** To be done **
Copy out all the lines exactly. Omit pictures.

** Source excerpt **
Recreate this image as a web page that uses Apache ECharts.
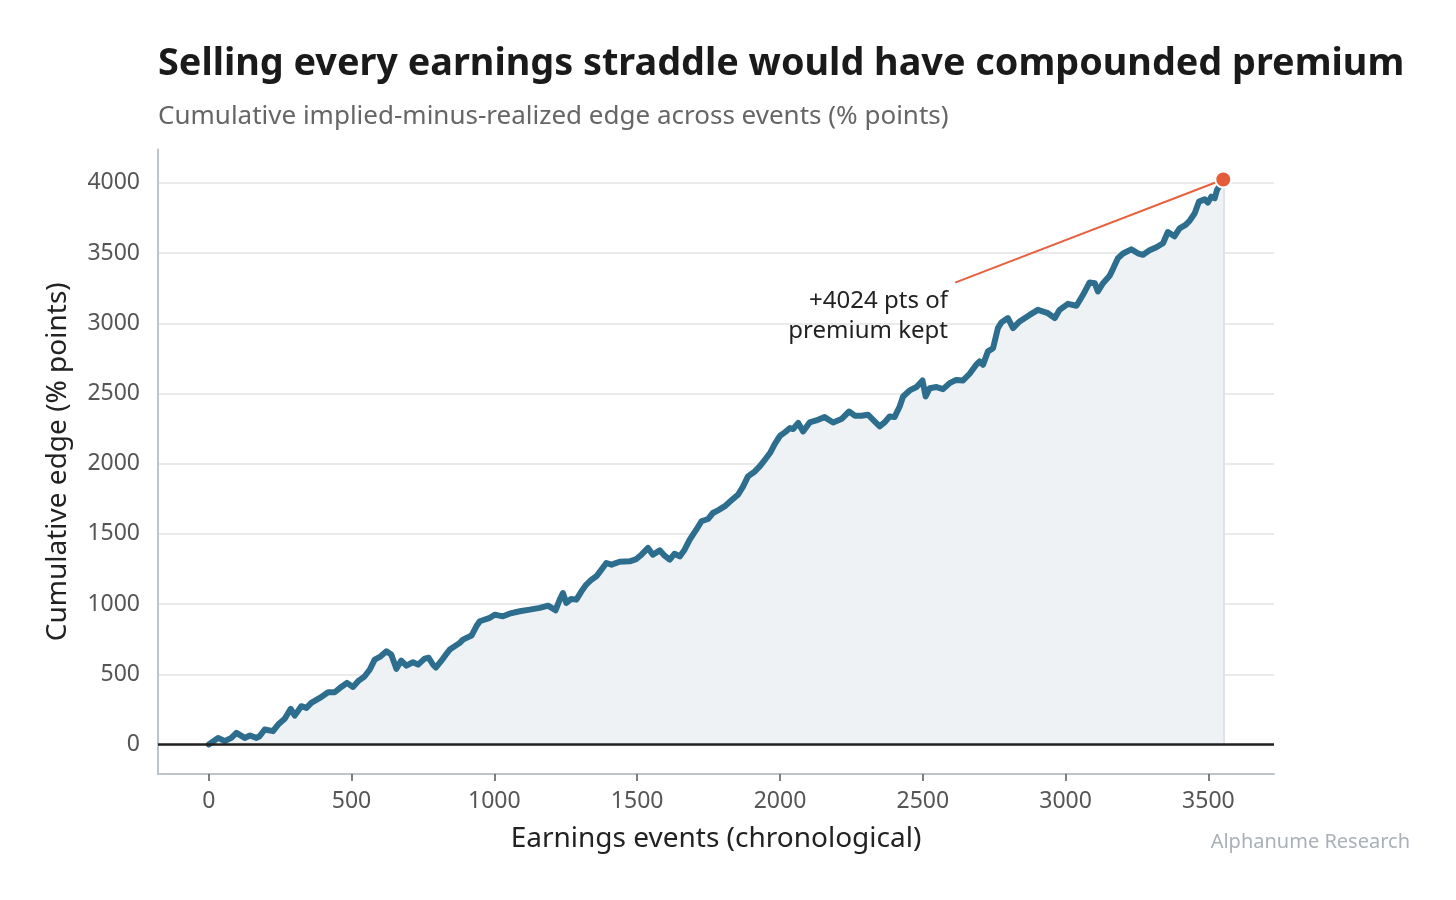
<!DOCTYPE html>
<html>
<head>
<meta charset="utf-8">
<script src="https://cdn.jsdelivr.net/npm/echarts@6/dist/echarts.min.js"></script>
<style>
html,body{margin:0;padding:0;background:#fff;}
#chart{width:1456px;height:900px;}
</style>
</head>
<body>
<div id="chart"></div>
<script>
// ---- data ----
const eventIdx = [0,33,56,79,97,126,144,167,178,196,225,243,266,287,301,324,342,359,389,418,441,464,484,505,523,546,564,581,599,622,639,657,674,692,715,733,756,770,785,795,812,830,844,879,890,920,937,949,984,1001,1030,1053,1089,1124,1159,1188,1214,1229,1240,1252,1269,1287,1305,1322,1340,1357,1375,1392,1410,1439,1474,1497,1515,1538,1555,1579,1596,1614,1631,1649,1666,1684,1707,1725,1748,1765,1783,1806,1830,1853,1871,1888,1912,1929,1947,1965,1982,2000,2017,2035,2046,2064,2081,2104,2127,2156,2186,2215,2242,2262,2285,2308,2326,2349,2366,2384,2401,2419,2431,2454,2478,2499,2510,2524,2548,2571,2594,2617,2641,2664,2687,2699,2711,2728,2746,2763,2775,2798,2816,2839,2874,2903,2938,2962,2979,3008,3038,3061,3084,3102,3113,3131,3154,3166,3183,3201,3230,3253,3271,3294,3318,3341,3358,3381,3399,3420,3434,3452,3467,3487,3498,3510,3522,3530,3552];
const cumEdge = [0,47,24,47,83,47,64,47,59,107,95,142,183,254,206,273,261,297,332,372,372,410,439,410,451,486,534,605,624,664,641,539,598,562,586,569,612,618,570,548,590,640,676,724,747,776,842,878,902,925,913,932,949,961,973,989,956,1032,1079,1008,1037,1032,1091,1139,1174,1198,1246,1293,1281,1302,1305,1321,1352,1400,1352,1383,1345,1317,1359,1340,1388,1459,1530,1590,1606,1649,1668,1696,1739,1779,1839,1910,1945,1981,2028,2076,2142,2199,2223,2254,2247,2290,2230,2294,2308,2332,2294,2318,2372,2342,2342,2349,2313,2266,2294,2337,2332,2408,2479,2522,2546,2593,2479,2538,2546,2531,2574,2597,2593,2641,2705,2728,2705,2800,2823,2966,3006,3037,2966,3013,3060,3096,3072,3037,3096,3139,3125,3203,3291,3286,3227,3286,3338,3388,3464,3497,3527,3499,3488,3520,3542,3570,3650,3620,3677,3701,3730,3784,3867,3883,3860,3902,3891,3950,4024];
const xTicks = [0,500,1000,1500,2000,2500,3000,3500];
const yTicks = [0,500,1000,1500,2000,2500,3000,3500,4000];
const titleText = 'Selling every earnings straddle would have compounded premium';
const subtitleText = 'Cumulative implied-minus-realized edge across events (% points)';
const xName = 'Earnings events (chronological)';
const yName = 'Cumulative edge (% points)';
const annoLines = ['+4024 pts of', 'premium kept'];
const annoAnchor = [2588, 3262];   // text anchor (data units)
const annoLineStart = [2613, 3290];
const sourceText = 'Alphanume Research';

const FONT = 'Noto Sans';
const lineData = eventIdx.map((x, i) => [x, cumEdge[i]]);
const lastX = eventIdx[eventIdx.length - 1];
const lastY = cumEdge[cumEdge.length - 1];
const plain = v => String(Math.round(v));

const chart = echarts.init(document.getElementById('chart'), null, {renderer: 'canvas'});
chart.setOption({
  animation: false,
  backgroundColor: '#ffffff',
  textStyle: {fontFamily: FONT},
  title: [
    {text: titleText, left: 153, top: 40,
     textStyle: {fontFamily: FONT, fontSize: 37.8, fontWeight: 'bold', color: '#1a1a1a'}},
    {text: subtitleText, left: 153, top: 99,
     textStyle: {fontFamily: FONT, fontSize: 26, fontWeight: 'normal', color: '#666666'}},
    {text: sourceText, right: 41, top: 827,
     textStyle: {fontFamily: FONT, fontSize: 20, fontWeight: 'normal', color: '#a9b0b7'}}
  ],
  grid: {left: 158, right: 182, top: 149.5, bottom: 126, containLabel: false},
  xAxis: {
    type: 'value', min: -177.6, max: 3729.6,
    name: xName, nameLocation: 'middle', nameGap: 51,
    nameTextStyle: {fontFamily: FONT, fontSize: 28, color: '#222222'},
    axisLine: {show: true, onZero: false, lineStyle: {color: '#bcc4cc', width: 2}},
    axisTick: {show: true, length: 7, inside: false, customValues: xTicks, lineStyle: {color: '#555555', width: 1.5}},
    axisLabel: {customValues: xTicks, formatter: plain, fontSize: 23, color: '#555555', margin: 16, fontFamily: FONT},
    splitLine: {show: false}
  },
  yAxis: {
    type: 'value', min: -210, max: 4238,
    name: yName, nameLocation: 'middle', nameGap: 86, nameRotate: 90,
    nameTextStyle: {fontFamily: FONT, fontSize: 28, color: '#222222'},
    axisLine: {show: true, onZero: false, lineStyle: {color: '#bcc4cc', width: 2}},
    axisTick: {show: false, customValues: yTicks},
    axisLabel: {customValues: yTicks, formatter: plain, fontSize: 23, color: '#555555', margin: 18, fontFamily: FONT},
    splitLine: {show: true, lineStyle: {color: '#e3e3e3', width: 1.5}}
  },
  series: [
    {
      type: 'line', data: lineData, showSymbol: false, smooth: false,
      lineStyle: {color: '#2d6e8e', width: 6, join: 'round', cap: 'round'},
      areaStyle: {color: '#eef2f5', origin: 0, opacity: 1},
      z: 3,
      markLine: {
        silent: true, symbol: 'none', animation: false,
        label: {show: false},
        data: [
          [{coord: [lastX, 0], lineStyle: {color: '#dde3e8', width: 2, type: 'solid'}}, {coord: [lastX, lastY]}],
          [{yAxis: 0, x: 158, lineStyle: {color: '#222222', width: 2.5, type: 'solid'}}, {yAxis: 0, x: 1274}]
        ]
      }
    },
    {
      type: 'line', data: [annoLineStart, [lastX, lastY]], showSymbol: false,
      lineStyle: {color: '#e8603c', width: 2}, z: 4, silent: true
    },
    {
      type: 'scatter', data: [[lastX, lastY]], symbolSize: 16,
      itemStyle: {color: '#e45d3a', borderColor: '#ffffff', borderWidth: 2, opacity: 1},
      z: 5,
      markPoint: {
        symbol: 'circle', symbolSize: 0,
        data: [{coord: annoAnchor}],
        label: {show: true, position: 'inside', formatter: annoLines.join('\n'),
          align: 'right', verticalAlign: 'top', fontSize: 24, lineHeight: 30, color: '#222222', fontFamily: FONT}
      }
    }
  ]
});
</script>
</body>
</html>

** Task response **
Recreate this image as a web page that uses Apache ECharts.
<!DOCTYPE html>
<html>
<head>
<meta charset="utf-8">
<script src="https://cdn.jsdelivr.net/npm/echarts@6/dist/echarts.min.js"></script>
<style>
html,body{margin:0;padding:0;background:#fff;}
#chart{width:1456px;height:900px;}
</style>
</head>
<body>
<div id="chart"></div>
<script>
// ---- data ----
const eventIdx = [0,33,56,79,97,126,144,167,178,196,225,243,266,287,301,324,342,359,389,418,441,464,484,505,523,546,564,581,599,622,639,657,674,692,715,733,756,770,785,795,812,830,844,879,890,920,937,949,984,1001,1030,1053,1089,1124,1159,1188,1214,1229,1240,1252,1269,1287,1305,1322,1340,1357,1375,1392,1410,1439,1474,1497,1515,1538,1555,1579,1596,1614,1631,1649,1666,1684,1707,1725,1748,1765,1783,1806,1830,1853,1871,1888,1912,1929,1947,1965,1982,2000,2017,2035,2046,2064,2081,2104,2127,2156,2186,2215,2242,2262,2285,2308,2326,2349,2366,2384,2401,2419,2431,2454,2478,2499,2510,2524,2548,2571,2594,2617,2641,2664,2687,2699,2711,2728,2746,2763,2775,2798,2816,2839,2874,2903,2938,2962,2979,3008,3038,3061,3084,3102,3113,3131,3154,3166,3183,3201,3230,3253,3271,3294,3318,3341,3358,3381,3399,3420,3434,3452,3467,3487,3498,3510,3522,3530,3552];
const cumEdge = [0,47,24,47,83,47,64,47,59,107,95,142,183,254,206,273,261,297,332,372,372,410,439,410,451,486,534,605,624,664,641,539,598,562,586,569,612,618,570,548,590,640,676,724,747,776,842,878,902,925,913,932,949,961,973,989,956,1032,1079,1008,1037,1032,1091,1139,1174,1198,1246,1293,1281,1302,1305,1321,1352,1400,1352,1383,1345,1317,1359,1340,1388,1459,1530,1590,1606,1649,1668,1696,1739,1779,1839,1910,1945,1981,2028,2076,2142,2199,2223,2254,2247,2290,2230,2294,2308,2332,2294,2318,2372,2342,2342,2349,2313,2266,2294,2337,2332,2408,2479,2522,2546,2593,2479,2538,2546,2531,2574,2597,2593,2641,2705,2728,2705,2800,2823,2966,3006,3037,2966,3013,3060,3096,3072,3037,3096,3139,3125,3203,3291,3286,3227,3286,3338,3388,3464,3497,3527,3499,3488,3520,3542,3570,3650,3620,3677,3701,3730,3784,3867,3883,3860,3902,3891,3950,4024];
const xTicks = [0,500,1000,1500,2000,2500,3000,3500];
const yTicks = [0,500,1000,1500,2000,2500,3000,3500,4000];
const titleText = 'Selling every earnings straddle would have compounded premium';
const subtitleText = 'Cumulative implied-minus-realized edge across events (% points)';
const xName = 'Earnings events (chronological)';
const yName = 'Cumulative edge (% points)';
const annoLines = ['+4024 pts of', 'premium kept'];
const annoAnchor = [2588, 3262];   // text anchor (data units)
const annoLineStart = [2613, 3290];
const sourceText = 'Alphanume Research';

const FONT = 'Noto Sans';
const lineData = eventIdx.map((x, i) => [x, cumEdge[i]]);
const lastX = eventIdx[eventIdx.length - 1];
const lastY = cumEdge[cumEdge.length - 1];
const plain = v => String(Math.round(v));

const chart = echarts.init(document.getElementById('chart'), null, {renderer: 'canvas'});
chart.setOption({
  animation: false,
  backgroundColor: '#ffffff',
  textStyle: {fontFamily: FONT},
  title: [
    {text: titleText, left: 153, top: 40,
     textStyle: {fontFamily: FONT, fontSize: 37.8, fontWeight: 'bold', color: '#1a1a1a'}},
    {text: subtitleText, left: 153, top: 99,
     textStyle: {fontFamily: FONT, fontSize: 26, fontWeight: 'normal', color: '#666666'}},
    {text: sourceText, right: 41, top: 827,
     textStyle: {fontFamily: FONT, fontSize: 20, fontWeight: 'normal', color: '#a9b0b7'}}
  ],
  grid: {left: 158, right: 182, top: 149.5, bottom: 126, containLabel: false},
  xAxis: {
    type: 'value', min: -177.6, max: 3729.6,
    name: xName, nameLocation: 'middle', nameGap: 51,
    nameTextStyle: {fontFamily: FONT, fontSize: 28, color: '#222222'},
    axisLine: {show: true, onZero: false, lineStyle: {color: '#bcc4cc', width: 2}},
    axisTick: {show: true, length: 7, inside: false, customValues: xTicks, lineStyle: {color: '#555555', width: 1.5}},
    axisLabel: {customValues: xTicks, formatter: plain, fontSize: 23, color: '#555555', margin: 16, fontFamily: FONT},
    splitLine: {show: false}
  },
  yAxis: {
    type: 'value', min: -210, max: 4238,
    name: yName, nameLocation: 'middle', nameGap: 86, nameRotate: 90,
    nameTextStyle: {fontFamily: FONT, fontSize: 28, color: '#222222'},
    axisLine: {show: true, onZero: false, lineStyle: {color: '#bcc4cc', width: 2}},
    axisTick: {show: false, customValues: yTicks},
    axisLabel: {customValues: yTicks, formatter: plain, fontSize: 23, color: '#555555', margin: 18, fontFamily: FONT},
    splitLine: {show: true, lineStyle: {color: '#e3e3e3', width: 1.5}}
  },
  series: [
    {
      type: 'line', data: lineData, showSymbol: false, smooth: false,
      lineStyle: {color: '#2d6e8e', width: 6, join: 'round', cap: 'round'},
      areaStyle: {color: '#eef2f5', origin: 0, opacity: 1},
      z: 3,
      markLine: {
        silent: true, symbol: 'none', animation: false,
        label: {show: false},
        data: [
          [{coord: [lastX, 0], lineStyle: {color: '#dde3e8', width: 2, type: 'solid'}}, {coord: [lastX, lastY]}],
          [{yAxis: 0, x: 158, lineStyle: {color: '#222222', width: 2.5, type: 'solid'}}, {yAxis: 0, x: 1274}]
        ]
      }
    },
    {
      type: 'line', data: [annoLineStart, [lastX, lastY]], showSymbol: false,
      lineStyle: {color: '#e8603c', width: 2}, z: 4, silent: true
    },
    {
      type: 'scatter', data: [[lastX, lastY]], symbolSize: 16,
      itemStyle: {color: '#e45d3a', borderColor: '#ffffff', borderWidth: 2, opacity: 1},
      z: 5,
      markPoint: {
        symbol: 'circle', symbolSize: 0,
        data: [{coord: annoAnchor}],
        label: {show: true, position: 'inside', formatter: annoLines.join('\n'),
          align: 'right', verticalAlign: 'top', fontSize: 24, lineHeight: 30, color: '#222222', fontFamily: FONT}
      }
    }
  ]
});
</script>
</body>
</html>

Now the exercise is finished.